The body and the book, England 1350-1600: manuscripts and printed books at Wellcome Collection

Lead Research Organisation: Birkbeck, University of London
Department Name: English and Humanities

Abstract

Since I first encountered manuscripts as an undergraduate, I have been captivated by the material aspects of medieval culture. My research encompasses manuscript study, physicality, and domesticity, where I have found the 'mundane', the 'unassuming', and the 'marginal' to offer the most productive sites for investigation. The signs of use in recipe manuscripts, medical collections, and even domestic records reveal the intimate associations between bodies and books, fostering a profound connection with the individuals whose interactions with their books endure to this day. Wellcome Library MS 632, a birth girdle stained with use and worn to the point of illegibility, encapsulates this intimacy. Pressed against skin and bound up in the protective rituals of birth, the talismanic comfort offered by this text is as relatable as its form is alien for modern readers. Texts for and about women's bodies can be both surprisingly familiar and tantalisingly strange, motivated by timeless fears and fascinations, and yet represented in varied and ever-developing ways. I wish to explore the changes in attitudes towards pregnancy in the late medieval/early modern period, and investigate how manuscript form was deployed to reflect the changing status of the female body across diverse discourses.
The pregnant body was a nexus for numerous concerns - about spirituality, morality, medicine, literature, and more. The material contexts of writing about pregnancy (from conception, through gestation, to birth) epitomise this, with pregnancy and birth amongst the various topics included in manuscript miscellanies. I would like to investigate the relationships between pregnancy and other topics as they appear alongside each other textually, to establish the boundaries (or lack thereof) between different discourses. My previous work on culinary recipes has used both codicological and archaeological approaches to evaluate the distinctions between culinary and medical texts, assessing palaeographical formality, mises-en-page, organisational strategies, and written content to understand the overlap between these genres, and re-evaluate their relative grades of formality. I will continue this methodology, understanding the place writers gave the female body and birth compared with other topics. Wellcome MS 510, for example, would be ideal for this evaluation.

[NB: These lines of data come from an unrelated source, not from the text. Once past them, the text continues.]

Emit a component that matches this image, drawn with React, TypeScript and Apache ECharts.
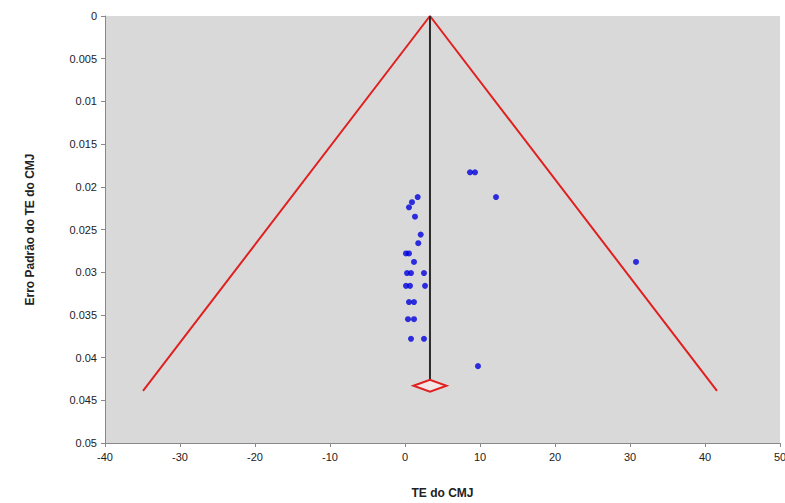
import React, { useEffect, useRef } from "react";
import * as echarts from "echarts";

// Study estimates (TE do CMJ) and their standard errors
const studyTE = [8.67, 9.33, 12.13, 30.8, 9.73, 1.69, 0.93, 0.53, 1.33, 2.09, 1.77, 0.13, 0.53, 1.2, 0.27, 0.8, 2.53, 0.13, 0.67, 2.67, 0.53, 1.2, 0.4, 1.2, 0.8, 2.53];
const studySE = [0.0183, 0.0183, 0.0212, 0.0288, 0.041, 0.0212, 0.0218, 0.0224, 0.0235, 0.0256, 0.0266, 0.0278, 0.0278, 0.0288, 0.0301, 0.0301, 0.0301, 0.0316, 0.0316, 0.0316, 0.0335, 0.0335, 0.0355, 0.0355, 0.0378, 0.0378];

// Funnel (pseudo confidence limits)
const funnelX = [-34.93, 3.33, 41.6];
const funnelY = [0.0439, 0, 0.0439];

// Pooled estimate line and diamond
const pooledTE = 3.33;
const pooledLineEnd = 0.0426;
const diamondSE = 0.0433;
const diamondHalfWidth = 2.2;
const diamondHalfHeight = 0.0007;

// Axes
const xMin = -40;
const xMax = 50;
const xStep = 10;
const yMin = 0;
const yMax = 0.05;
const yStep = 0.005;

export default function App() {
  const ref = useRef<HTMLDivElement>(null);
  useEffect(() => {
    if (!ref.current) return;
    const chart = echarts.init(ref.current, null, { renderer: "svg" });
    const font = "'Liberation Sans', Arial, sans-serif";
    const points = studyTE.map((x, i) => [x, studySE[i]]);
    const funnel = funnelX.map((x, i) => [x, funnelY[i]]);
    chart.setOption({
      animation: false,
      backgroundColor: "#ffffff",
      grid: {
        left: 105,
        right: 5,
        top: 16,
        bottom: 60,
        show: true,
        backgroundColor: "#d9d9d9",
        borderWidth: 0,
        outerBoundsMode: "none",
        containLabel: false,
      },
      xAxis: {
        type: "value",
        min: xMin,
        max: xMax,
        interval: xStep,
        name: "TE do CMJ",
        nameLocation: "middle",
        nameGap: 44,
        nameTextStyle: { fontFamily: font, fontSize: 12, fontWeight: "bold", color: "#222" },
        axisLine: { show: true, onZero: false, lineStyle: { color: "#888", width: 1 } },
        axisTick: { show: true, length: 4, lineStyle: { color: "#888" } },
        axisLabel: { fontFamily: font, fontSize: 11, color: "#222", margin: 8, showMaxLabel: true, showMinLabel: true },
        splitLine: { show: false },
      },
      yAxis: {
        type: "value",
        inverse: true,
        min: yMin,
        max: yMax,
        interval: yStep,
        name: "Erro Padrão do TE do CMJ",
        nameLocation: "middle",
        nameGap: 69,
        nameRotate: 90,
        nameTextStyle: { fontFamily: font, fontSize: 12, fontWeight: "bold", color: "#222" },
        axisLine: { show: true, onZero: false, lineStyle: { color: "#888", width: 1 } },
        axisTick: { show: true, length: 4, lineStyle: { color: "#888" } },
        axisLabel: { fontFamily: font, fontSize: 11, color: "#222", margin: 8 },
        splitLine: { show: false },
      },
      series: [
        {
          type: "line",
          data: funnel,
          symbol: "none",
          lineStyle: { color: "#e02020", width: 2 },
          z: 2,
        },
        {
          type: "line",
          data: [[pooledTE, 0], [pooledTE, pooledLineEnd]],
          symbol: "none",
          lineStyle: { color: "#2a2a2a", width: 2 },
          z: 2,
        },
        {
          type: "custom",
          data: [[pooledTE, diamondSE]],
          renderItem: (params: any, api: any) => {
            const x = api.value(0);
            const y = api.value(1);
            const pts = [
              api.coord([x - diamondHalfWidth, y]),
              api.coord([x, y - diamondHalfHeight]),
              api.coord([x + diamondHalfWidth, y]),
              api.coord([x, y + diamondHalfHeight]),
            ];
            return {
              type: "polygon",
              shape: { points: pts },
              style: { fill: "#f3e6e6", stroke: "#e02020", lineWidth: 2 },
            };
          },
          z: 3,
        },
        {
          type: "scatter",
          data: points,
          symbol: "circle",
          symbolSize: 6,
          itemStyle: { color: "#0000dd" },
          z: 4,
        },
      ],
    });
    return () => chart.dispose();
  }, []);
  return (
    <div
      ref={ref}
      style={{ position: "absolute", left: 0, top: 0, width: 785, height: 503 }}
    />
  );
}
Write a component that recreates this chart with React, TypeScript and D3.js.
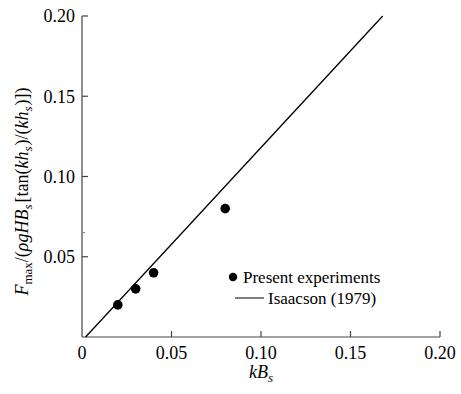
import * as d3 from "d3";

const expX = [0.02, 0.03, 0.04, 0.08];
const expY = [0.02, 0.03, 0.04, 0.08];
const isaX = [0.002, 0.05, 0.1, 0.168];
const isaY = [0, 0.0578, 0.1181, 0.2];
const xTicks = [0, 0.05, 0.1, 0.15, 0.2];
const yTicks = [0.05, 0.1, 0.15, 0.2];
const yMinor = [0.065];

const W = 461, H = 394;
const m = { left: 82, top: 16, right: 21, bottom: 57 };
const font = "'Times New Roman', 'Liberation Serif', serif";

export default function App() {
  const x = d3.scaleLinear().domain([0, 0.2]).range([m.left, W - m.right]);
  const y = d3.scaleLinear().domain([0, 0.2]).range([H - m.bottom, m.top]);
  const line = d3.line<number>().x((d, i) => x(isaX[i])).y(d => y(d));
  const x0 = x(0), y0 = y(0);
  const fmt = (v: number) => (v === 0 ? "0" : v.toFixed(2));

  return (
    <svg width={W} height={H} fontFamily={font} style={{ position: "absolute", left: 0, top: 0 }}>
      <rect width={W} height={H} fill="#fff" />
      {/* axes */}
      <line x1={x0} x2={x0} y1={y(0.2)} y2={y0} stroke="#444" strokeWidth={1.2} />
      <line x1={x0} x2={x(0.2)} y1={y0} y2={y0} stroke="#444" strokeWidth={1.2} />
      {yTicks.map(t => (
        <g key={"y" + t}>
          <line x1={x0} x2={x0 + 6} y1={y(t)} y2={y(t)} stroke="#444" strokeWidth={1.2} />
          <text x={x0 - 7} y={y(t)} dy="0.35em" textAnchor="end" fontSize={18}>{fmt(t)}</text>
        </g>
      ))}
      {yMinor.map(t => (
        <line key={"m" + t} x1={x0} x2={x0 + 3} y1={y(t)} y2={y(t)} stroke="#777" strokeWidth={1} />
      ))}
      {xTicks.map(t => (
        <g key={"x" + t}>
          {t > 0 && <line x1={x(t)} x2={x(t)} y1={y0} y2={y0 - 6} stroke="#444" strokeWidth={1.2} />}
          <text x={x(t)} y={y0 + 22} textAnchor="middle" fontSize={18}>{fmt(t)}</text>
        </g>
      ))}
      {/* data */}
      <path d={line(isaY) || ""} fill="none" stroke="#000" strokeWidth={1.3} />
      {expX.map((v, i) => (
        <circle key={i} cx={x(v)} cy={y(expY[i])} r={4.8} fill="#000" />
      ))}
      {/* legend */}
      <circle cx={233} cy={277} r={4.2} fill="#000" />
      <text x={243} y={277} dy="0.35em" fontSize={17}>Present experiments</text>
      <line x1={235} x2={264} y1={298} y2={298} stroke="#000" strokeWidth={1} />
      <text x={268} y={298} dy="0.35em" fontSize={17}>Isaacson (1979)</text>
      {/* axis titles */}
      <text x={x(0.1)} y={378} textAnchor="middle" fontSize={18} fontStyle="italic">
        kB<tspan fontSize={13} dy={4}>s</tspan>
      </text>
      <text transform={`translate(28, ${y(0.1) + 15}) rotate(-90)`} textAnchor="middle" fontSize={18}>
        <tspan fontStyle="italic">F</tspan>
        <tspan fontSize={13} dy={4}>max</tspan>
        <tspan dy={-4}>/(</tspan>
        <tspan fontStyle="italic">ρgHB</tspan>
        <tspan fontSize={13} fontStyle="italic" dy={4}>s</tspan>
        <tspan dy={-4} dx={2}>[tan(</tspan>
        <tspan fontStyle="italic">kh</tspan>
        <tspan fontSize={13} fontStyle="italic" dy={4}>s</tspan>
        <tspan dy={-4} dx={1}>)/(</tspan>
        <tspan fontStyle="italic">kh</tspan>
        <tspan fontSize={13} fontStyle="italic" dy={4}>s</tspan>
        <tspan dy={-4} dx={1}>)])</tspan>
      </text>
    </svg>
  );
}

As a collection of extracts, MS 510 evinces a particular fascination with the body, containing several tracts on physiognomy and chiromancy (including illustrations), as well as a birth chart. I am curious to see how this manuscript, and similar examples, treat birth palaeographically and codicologically; whether it is afforded a similar status to topics separate from the female body, or whether this astrological table differs from the material surrounding it. More generally, how are these topics presented on the page? Are they central, or marginalised? Elaborate, or plain? Obviously, every manuscript is different, and they will undoubtedly complicate and contradict each other. However, I believe this evaluation will illuminate the shifting attitudes towards the female body, and its associated concerns, demonstrating broad trends in the presentation of pregnancy-related texts.